问题来了,天气太好,没法穿。即使是冬天,穿出去都觉得热,只能把前面拉链打开。 但打开了,皮夹克就那么有型了。没办法,只有等晚上凉了,穿着过过瘾。
春节过后, 狼崽出生了,狼嫂也准备南下了,野狼有点新年新气象的感觉。恰好这天气温有点低,但阳光不错,于是野狼特地穿上朋友从香港帮着买来的美国牛仔尖头皮靴,时髦牛仔裤,戴上墨镜,然后套上这件黑色皮夹克就上街了。
感觉很爽,闲逛了一个多小时,就到了上面提到的陵园西路。
非常突然,墨镜里面忽然觉得进来了新的色彩, 摘开一看, 盛开的红色木棉几乎占满了我整个眼眶。

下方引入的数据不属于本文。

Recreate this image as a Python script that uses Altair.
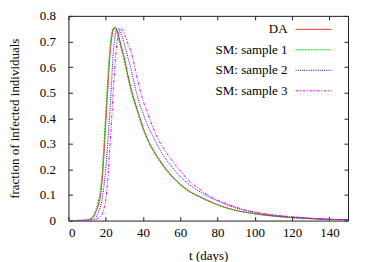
import altair as alt
import pandas as pd

series_names = ["DA", "SM: sample 1", "SM: sample 2", "SM: sample 3"]
colors = ["#ff0000", "#00d000", "#0000ff", "#ff00ff"]
dashes = [[1, 0], [2, 1], [1, 1.2], [3, 1.5, 1, 1.5]]

t_da = [0, 10, 12, 14, 15, 16, 17, 18, 19, 20, 21, 22, 23, 24, 25, 26, 27, 28, 30, 32, 34, 36, 38, 40, 43, 46, 50, 54, 58, 62, 66, 70, 75, 80, 90, 100, 110, 120, 130, 140, 150]
v_da = [0, 0.001, 0.006, 0.022, 0.04, 0.06, 0.09, 0.15, 0.25, 0.38, 0.50, 0.62, 0.70, 0.745, 0.755, 0.745, 0.72, 0.69, 0.635, 0.565, 0.505, 0.455, 0.41, 0.365, 0.31, 0.27, 0.225, 0.187, 0.155, 0.13, 0.11, 0.095, 0.078, 0.062, 0.04, 0.027, 0.018, 0.012, 0.008, 0.005, 0.003]

t_sm1 = [0, 10, 12, 14, 15, 16, 17, 18, 19, 20, 21, 22, 23, 24, 25, 26, 27, 28, 30, 32, 34, 36, 38, 40, 43, 46, 50, 54, 58, 62, 66, 70, 75, 80, 90, 100, 110, 120, 130, 140, 150]
v_sm1 = [0, 0.002, 0.008, 0.028, 0.048, 0.075, 0.11, 0.18, 0.29, 0.42, 0.54, 0.65, 0.72, 0.752, 0.75, 0.735, 0.71, 0.68, 0.62, 0.555, 0.495, 0.447, 0.402, 0.358, 0.305, 0.265, 0.22, 0.183, 0.152, 0.127, 0.108, 0.093, 0.076, 0.061, 0.039, 0.026, 0.017, 0.011, 0.007, 0.004, 0.002]

t_sm2 = [0, 12, 14, 16, 17, 18, 19, 20, 21, 22, 23, 24, 25, 26, 27, 28, 29, 30, 32, 34, 36, 38, 40, 42, 45, 50, 55, 60, 65, 70, 75, 80, 90, 100, 110, 120, 130, 140, 150]
v_sm2 = [0, 0.002, 0.008, 0.03, 0.05, 0.08, 0.13, 0.2, 0.29, 0.40, 0.52, 0.65, 0.72, 0.748, 0.75, 0.735, 0.715, 0.69, 0.635, 0.58, 0.515, 0.46, 0.42, 0.38, 0.335, 0.265, 0.215, 0.172, 0.14, 0.115, 0.094, 0.077, 0.049, 0.032, 0.021, 0.014, 0.009, 0.005, 0.003]

t_sm3 = [0, 14, 16, 18, 19, 20, 21, 22, 23, 24, 25, 26, 27, 28, 29, 30, 32, 34, 36, 38, 40, 42, 44, 48, 52, 56, 60, 64, 70, 76, 80, 90, 100, 110, 120, 130, 140, 150]
v_sm3 = [0, 0.002, 0.01, 0.025, 0.045, 0.08, 0.15, 0.26, 0.37, 0.50, 0.61, 0.69, 0.735, 0.75, 0.745, 0.73, 0.69, 0.65, 0.585, 0.523, 0.47, 0.43, 0.39, 0.32, 0.272, 0.23, 0.195, 0.16, 0.125, 0.094, 0.08, 0.052, 0.033, 0.022, 0.015, 0.009, 0.005, 0.003]

x_ticks = [0, 20, 40, 60, 80, 100, 120, 140]
y_ticks = [0, 0.1, 0.2, 0.3, 0.4, 0.5, 0.6, 0.7, 0.8]

W, H = 280, 205
FONT = "Liberation Serif, Times New Roman, DejaVu Serif, serif"
FS = 13

ts = [t_da, t_sm1, t_sm2, t_sm3]
vs = [v_da, v_sm1, v_sm2, v_sm3]

xscale = alt.Scale(domain=[0, 150], nice=False, zero=False)
yscale = alt.Scale(domain=[0, 0.8], nice=False)

common = dict(grid=False, domain=False, labelFont=FONT, labelFontSize=FS, labelColor="black",
              titleFont=FONT, titleFontSize=FS, titleColor="black", titleFontWeight="normal",
              tickColor="#222", tickWidth=1)

x_axes = [
    alt.Axis(orient="bottom", values=x_ticks, ticks=False, tickSize=0, labelPadding=6,
             title="t (days)", titleY=39, titleBaseline="alphabetic", **common),
    alt.Axis(orient="top", offset=-H, values=x_ticks, labels=False, ticks=True, tickSize=4,
             title=None, **common),
    alt.Axis(orient="bottom", offset=-H, values=x_ticks, labels=False, ticks=True, tickSize=4,
             title=None, **common),
    None,
]
y_axes = [
    alt.Axis(orient="left", values=y_ticks, format=".1~f", ticks=False, tickSize=0, labelPadding=13,
             title="fraction of infected individuals", titleX=-54, titleY=H / 2,
             titleAngle=270, titleAlign="center", titleBaseline="middle", **common),
    alt.Axis(orient="right", offset=-W, values=y_ticks, labels=False, ticks=True, tickSize=4,
             title=None, **common),
    alt.Axis(orient="left", offset=-W, values=y_ticks, labels=False, ticks=True, tickSize=4,
             title=None, **common),
    None,
]

layers = []
for i, name in enumerate(series_names):
    df = pd.DataFrame({"t": ts[i], "v": vs[i], "series": name})
    layers.append(
        alt.Chart(df).mark_line(color=colors[i], strokeWidth=1, strokeDash=dashes[i],
                                interpolate="monotone", clip=True).encode(
            x=alt.X("t:Q", scale=xscale, axis=x_axes[i]),
            y=alt.Y("v:Q", scale=yscale, axis=y_axes[i]),
        )
    )

leg_y = [13.5, 34, 54.5, 75]
for i, name in enumerate(series_names):
    ld = pd.DataFrame({"label": [name]})
    layers.append(
        alt.Chart(ld).mark_text(align="right", baseline="middle", font=FONT, fontSize=FS, color="black").encode(
            text="label:N", x=alt.value(219.5), y=alt.value(leg_y[i])
        )
    )
    layers.append(
        alt.Chart(ld).mark_rule(color=colors[i], strokeWidth=1, strokeDash=dashes[i]).encode(
            x=alt.value(227.5), x2=alt.value(263.5), y=alt.value(leg_y[i])
        )
    )

chart = alt.layer(*layers).resolve_axis(x="independent", y="independent").properties(
    width=W, height=H,
    padding={"left": 60.5, "top": 7.7, "right": 15, "bottom": 43},
    autosize=alt.AutoSizeParams(type="none"),
).configure_view(stroke="#222", strokeWidth=1)

chart.save("out.html", embed_options={"renderer": "svg", "actions": False})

来广州半年多了,整天专注着找钱,即使有花在我面前晃过,我绝不会投下一丝专注。但是眼前的景象不同, 那种红,那种在眼睛和天空之间狂慢的布置,让我瞬化痴醉。
为了不影响行人,我站到街边某处继续欣赏,同时越来越为自己这身装束感到羞耻。我感觉风中舞动的那片片木棉红叶正齐刷刷地嘲笑着我的俗念和陷落。在这木棉红满天的春天里,我如同去秋的枯叶,干瘪而腐臭。
尽管我还想在那里观景,但那身装束让我越来越不自在,甚至心里将自己和宾馆街上那些站街女类比。我拉开皮夹克拉链,低头弯腰急速而去。
日后,才有人告诉我,那满是红花的树叫木棉,那是广州的春花。
不知为何,虽然之后仍在广州呆过几年,却没再去陵园西路观赏木棉花开。但每次看见那件黑皮夹克,眼前就会浮现木棉红满天的场景。